You have been warned, if you are offended by talks of my boos, or even worse, of the purpose of my boobs, then I don't want to hear any complaints because I fair warned you in the above title.
I've been thinking about doing this for awhile, and I've been putting it off, but lately I've felt the urge to write so here it is:
My favorite breastfeeding moments with each of my kids.
Since he was a newborn everything was new with him. I was amazed by the bond we established, how even as a newborn he would stare into my eyes, and it made me feel so powerful, so womanly, so motherly. I loved the way he was squeeze my breast while he was eating, and make his contented coos right before he was done. I loved the way that when he was done he would look up at me and just rest there on my breast with heavy lidded eyes. As he got older, the bond never left, it was *our* time together, it was special.
Jade was my hair twirler. Even as a newborn she had to have her hand in my hair, and then eventually her own. I would stroker her face and hair while she nursed. I especially loved our night time nursings. Because James was only 16 months old when Jade was born I didn't get as many private times with her as I did with James, but late at night, after James had gone to sleep it would be just her and I. She would nurse to sleep at night, sitting on my lap while I did the school work I needed to do that day. She would stroke my arm and face after I would do hers, and I loved waking up with her all snuggly in my arms and falling asleep with her nursing at night. I loved how when she was 10 months old she would walk up to me, slightly tug on my shirt and say "nurse". I love that I go to nurse her over a year.
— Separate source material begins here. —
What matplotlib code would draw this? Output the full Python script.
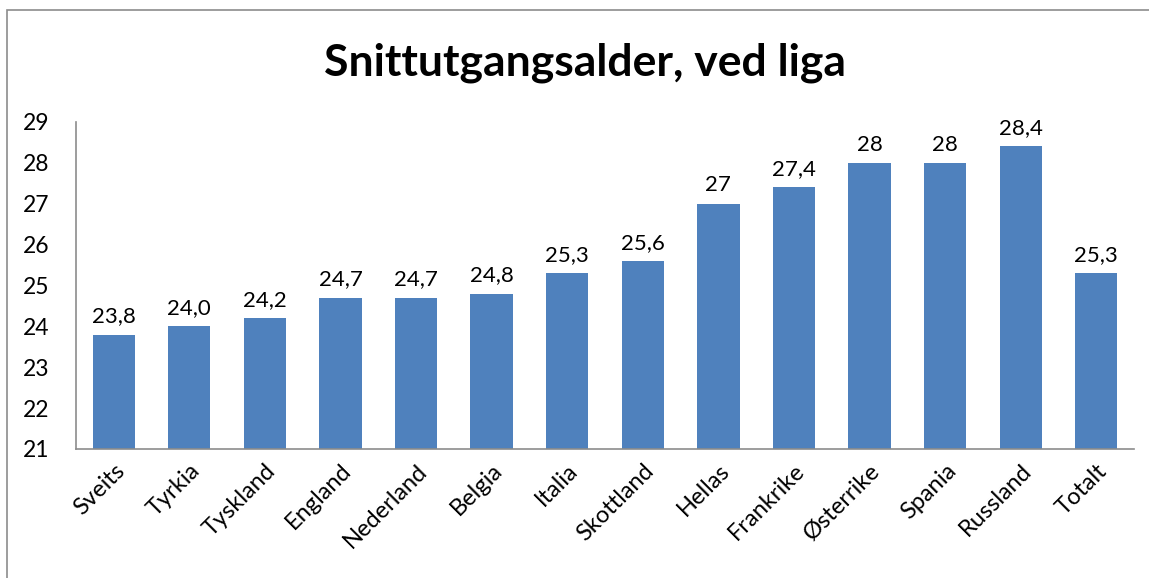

I think Steven was my easiest baby to nurse. We had no real problems with his nursing. Steven always approached nursing with enthusiasm and love. I loved when he was a newborn how he'd make the "ah ah ah" sounds until he found my nipple to latch on, then the "mmm" once he got on. He'd hold tight to me while nursing. He was distractable, so he wouldn't always look at me while nursing, but it was fun to watch him taking everything in. He's still my quiet baby. I loved when he was older and he'd walk up to me and ask to nurse even if it was just for comfort.
Willow is not done nursing, but there are many things I love about it, and I know I'm going to miss it when we're done. We had a lot of trouble starting out, and it seemed like the first 3 months of her nursing relationship was pretty painful, and she ate so much more than my others did, but it was well worth it. She is even more distractable than Steven is which can be frustrating, but it just made me have to find a way to find private time with her even more than I normally would. Now some of my favorite things are when she find me shirtless, for whatever reason (changing, about to shower, etc) and she looks at me like an all you can eat buffet! How even now, when it's time to nurse she starts jumping up and down on her knees cause she's so excited! How she holds me tight and doesn't want to let go. I love how even if she's offered solid foods, she still prefers to nurse from me.
Since Willow is more than likely my last baby I am trying to appreciate every moment of breastfeeding. I know that breastfeeding is definitely something I'm going to miss!